→ Stated problem
Render the material again word for word, skipping the pictures in it.

→ Raw data
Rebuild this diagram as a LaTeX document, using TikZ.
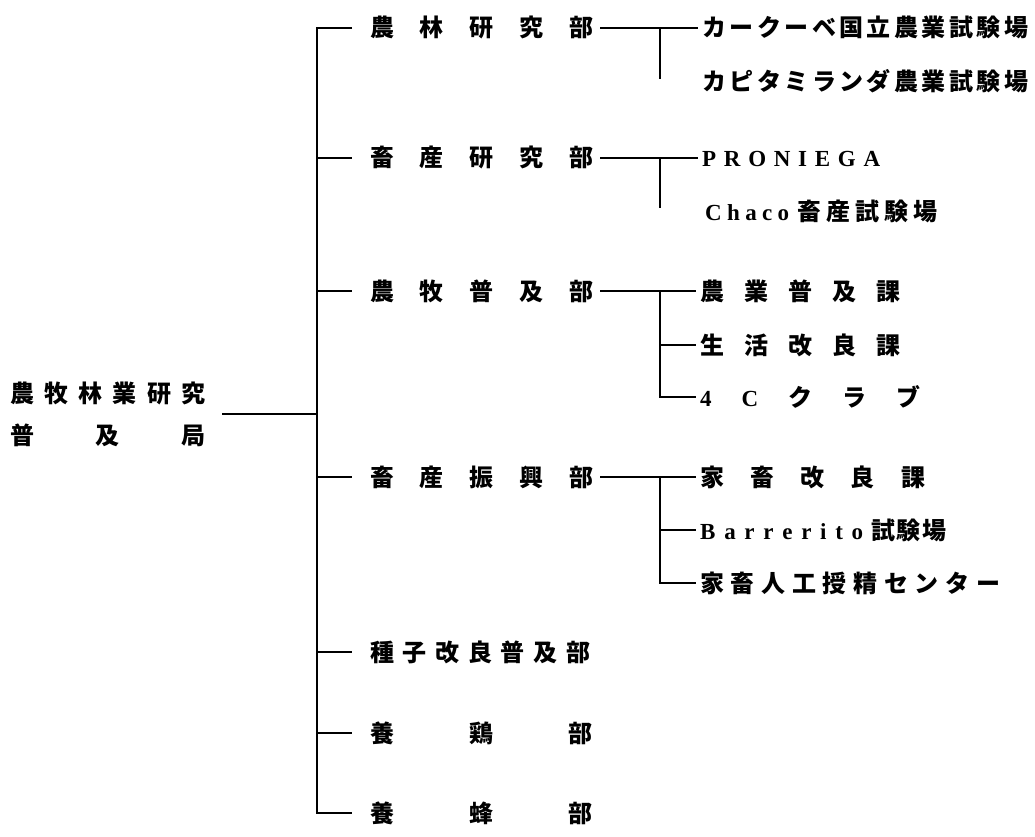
\documentclass[tikz,border=0pt]{standalone}
\usepackage{fontspec}
\newfontfamily\cjk{Noto Sans CJK JP}
\newfontfamily\lat{Liberation Serif}
\newcommand\latb{\lat\bfseries\fontsize{23}{23}\selectfont}
\makeatletter
\def\spr@end{}
\def\spr#1#2{\makebox[#1][s]{\spr@a#2\spr@end}}
\def\spr@a#1{\ifx#1\spr@end\else#1\expandafter\spr@b\fi}
\def\spr@b#1{\ifx#1\spr@end\else\hfill#1\expandafter\spr@b\fi}
\makeatother
\tikzset{
  lbl/.style={inner sep=0pt, anchor=west, font=\cjk\bfseries\fontsize{24}{24}\selectfont, text height=21pt, text depth=3pt},
  rootlbl/.style={inner sep=0pt, anchor=west, align=left, font=\cjk\bfseries\fontsize{24}{42}\selectfont},
  con/.style={line width=1.7pt},
  busline/.style={line width=2.3pt, line join=miter},
}
\begin{document}
\begin{tikzpicture}[x=1pt,y=-1pt]
\useasboundingbox[fill=white] (0,0) rectangle (1035,837);
% root
\node[rootlbl] (root) at (10,414) {\spr{195pt}{農牧林業研究}\\\spr{195pt}{普及局}};
% departments
\node[lbl] (d1) at (370,28) {\spr{223pt}{農林研究部}};
\node[lbl] (d2) at (370,158) {\spr{223pt}{畜産研究部}};
\node[lbl] (d3) at (370,291) {\spr{223pt}{農牧普及部}};
\node[lbl] (d4) at (370,477) {\spr{223pt}{畜産振興部}};
\node[lbl] (d5) at (370,652) {\spr{220pt}{種子改良普及部}};
\node[lbl] (d6) at (370,733) {\spr{222pt}{養鶏部}};
\node[lbl] (d7) at (370,813) {\spr{222pt}{養蜂部}};
% sub units
\node[lbl] (a1) at (702,28) {\spr{326pt}{カークーベ国立農業試験場}};
\node[lbl] (a2) at (702,82) {\spr{326pt}{カピタミランダ農業試験場}};
\node[lbl] (b1) at (702,158) {{\latb\spr{178pt}{PRONIEGA}}};
\node[lbl] (b2) at (705,211) {{\latb\spr{84pt}{Chaco}}\hspace{8pt}\spr{140pt}{畜産試験場}};
\node[lbl] (c1) at (700,291) {\spr{200pt}{農業普及課}};
\node[lbl] (c2) at (700,345) {\spr{200pt}{生活改良課}};
\node[lbl] (c3) at (700,397) {\makebox[220pt][s]{{\latb 4}\hfill{\latb C}\hfill ク\hfill ラ\hfill ブ}};
\node[lbl] (e1) at (700,477) {\spr{225pt}{家畜改良課}};
\node[lbl] (e2) at (700,530) {{\latb\spr{163pt}{Barrerito}}\hspace{8pt}\spr{75pt}{試験場}};
\node[lbl] (e3) at (700,583) {\spr{300pt}{家畜人工授精センター}};
% main bus
\coordinate (bus1) at ([xshift=-53pt]d1.west);
\coordinate (bus7) at ([xshift=-53pt]d7.west);
\draw[busline] ([xshift=-18pt]d1.west) -- (bus1) -- (bus7) -- ([xshift=-18pt]d7.west);
\foreach \n in {d2,d3,d4,d5,d6}
  \draw[con] ([xshift=-53pt]\n.west) -- ([xshift=-18pt]\n.west);
\draw[con] ([xshift=17pt]root.east) -- (root.east -| bus1);
% sub trees
\draw[con] ([xshift=7pt]d1.east) -- ([xshift=-4pt]a1.west);
\draw[busline] ([xshift=-42pt]a1.west) -- ([xshift=-42pt,yshift=3pt]a2.west);
\draw[con] ([xshift=7pt]d2.east) -- ([xshift=-4pt]b1.west);
\draw[busline] ([xshift=-42pt]b1.west) -- ([xshift=-45pt,yshift=3pt]b2.west);
\draw[con] ([xshift=7pt]d3.east) -- ([xshift=-4pt]c1.west);
\draw[busline] ([xshift=-40pt]c1.west) -- ([xshift=-40pt]c3.west) -- ([xshift=-4pt]c3.west);
\draw[con] ([xshift=-40pt]c2.west) -- ([xshift=-4pt]c2.west);
\draw[con] ([xshift=7pt]d4.east) -- ([xshift=-4pt]e1.west);
\draw[busline] ([xshift=-40pt]e1.west) -- ([xshift=-40pt]e3.west) -- ([xshift=-4pt]e3.west);
\draw[con] ([xshift=-40pt]e2.west) -- ([xshift=-4pt]e2.west);
\end{tikzpicture}
\end{document}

→ Result below
Rebuild this diagram as a LaTeX document, using TikZ.
\documentclass[tikz,border=0pt]{standalone}
\usepackage{fontspec}
\newfontfamily\cjk{Noto Sans CJK JP}
\newfontfamily\lat{Liberation Serif}
\newcommand\latb{\lat\bfseries\fontsize{23}{23}\selectfont}
\makeatletter
\def\spr@end{}
\def\spr#1#2{\makebox[#1][s]{\spr@a#2\spr@end}}
\def\spr@a#1{\ifx#1\spr@end\else#1\expandafter\spr@b\fi}
\def\spr@b#1{\ifx#1\spr@end\else\hfill#1\expandafter\spr@b\fi}
\makeatother
\tikzset{
  lbl/.style={inner sep=0pt, anchor=west, font=\cjk\bfseries\fontsize{24}{24}\selectfont, text height=21pt, text depth=3pt},
  rootlbl/.style={inner sep=0pt, anchor=west, align=left, font=\cjk\bfseries\fontsize{24}{42}\selectfont},
  con/.style={line width=1.7pt},
  busline/.style={line width=2.3pt, line join=miter},
}
\begin{document}
\begin{tikzpicture}[x=1pt,y=-1pt]
\useasboundingbox[fill=white] (0,0) rectangle (1035,837);
% root
\node[rootlbl] (root) at (10,414) {\spr{195pt}{農牧林業研究}\\\spr{195pt}{普及局}};
% departments
\node[lbl] (d1) at (370,28) {\spr{223pt}{農林研究部}};
\node[lbl] (d2) at (370,158) {\spr{223pt}{畜産研究部}};
\node[lbl] (d3) at (370,291) {\spr{223pt}{農牧普及部}};
\node[lbl] (d4) at (370,477) {\spr{223pt}{畜産振興部}};
\node[lbl] (d5) at (370,652) {\spr{220pt}{種子改良普及部}};
\node[lbl] (d6) at (370,733) {\spr{222pt}{養鶏部}};
\node[lbl] (d7) at (370,813) {\spr{222pt}{養蜂部}};
% sub units
\node[lbl] (a1) at (702,28) {\spr{326pt}{カークーベ国立農業試験場}};
\node[lbl] (a2) at (702,82) {\spr{326pt}{カピタミランダ農業試験場}};
\node[lbl] (b1) at (702,158) {{\latb\spr{178pt}{PRONIEGA}}};
\node[lbl] (b2) at (705,211) {{\latb\spr{84pt}{Chaco}}\hspace{8pt}\spr{140pt}{畜産試験場}};
\node[lbl] (c1) at (700,291) {\spr{200pt}{農業普及課}};
\node[lbl] (c2) at (700,345) {\spr{200pt}{生活改良課}};
\node[lbl] (c3) at (700,397) {\makebox[220pt][s]{{\latb 4}\hfill{\latb C}\hfill ク\hfill ラ\hfill ブ}};
\node[lbl] (e1) at (700,477) {\spr{225pt}{家畜改良課}};
\node[lbl] (e2) at (700,530) {{\latb\spr{163pt}{Barrerito}}\hspace{8pt}\spr{75pt}{試験場}};
\node[lbl] (e3) at (700,583) {\spr{300pt}{家畜人工授精センター}};
% main bus
\coordinate (bus1) at ([xshift=-53pt]d1.west);
\coordinate (bus7) at ([xshift=-53pt]d7.west);
\draw[busline] ([xshift=-18pt]d1.west) -- (bus1) -- (bus7) -- ([xshift=-18pt]d7.west);
\foreach \n in {d2,d3,d4,d5,d6}
  \draw[con] ([xshift=-53pt]\n.west) -- ([xshift=-18pt]\n.west);
\draw[con] ([xshift=17pt]root.east) -- (root.east -| bus1);
% sub trees
\draw[con] ([xshift=7pt]d1.east) -- ([xshift=-4pt]a1.west);
\draw[busline] ([xshift=-42pt]a1.west) -- ([xshift=-42pt,yshift=3pt]a2.west);
\draw[con] ([xshift=7pt]d2.east) -- ([xshift=-4pt]b1.west);
\draw[busline] ([xshift=-42pt]b1.west) -- ([xshift=-45pt,yshift=3pt]b2.west);
\draw[con] ([xshift=7pt]d3.east) -- ([xshift=-4pt]c1.west);
\draw[busline] ([xshift=-40pt]c1.west) -- ([xshift=-40pt]c3.west) -- ([xshift=-4pt]c3.west);
\draw[con] ([xshift=-40pt]c2.west) -- ([xshift=-4pt]c2.west);
\draw[con] ([xshift=7pt]d4.east) -- ([xshift=-4pt]e1.west);
\draw[busline] ([xshift=-40pt]e1.west) -- ([xshift=-40pt]e3.west) -- ([xshift=-4pt]e3.west);
\draw[con] ([xshift=-40pt]e2.west) -- ([xshift=-4pt]e2.west);
\end{tikzpicture}
\end{document}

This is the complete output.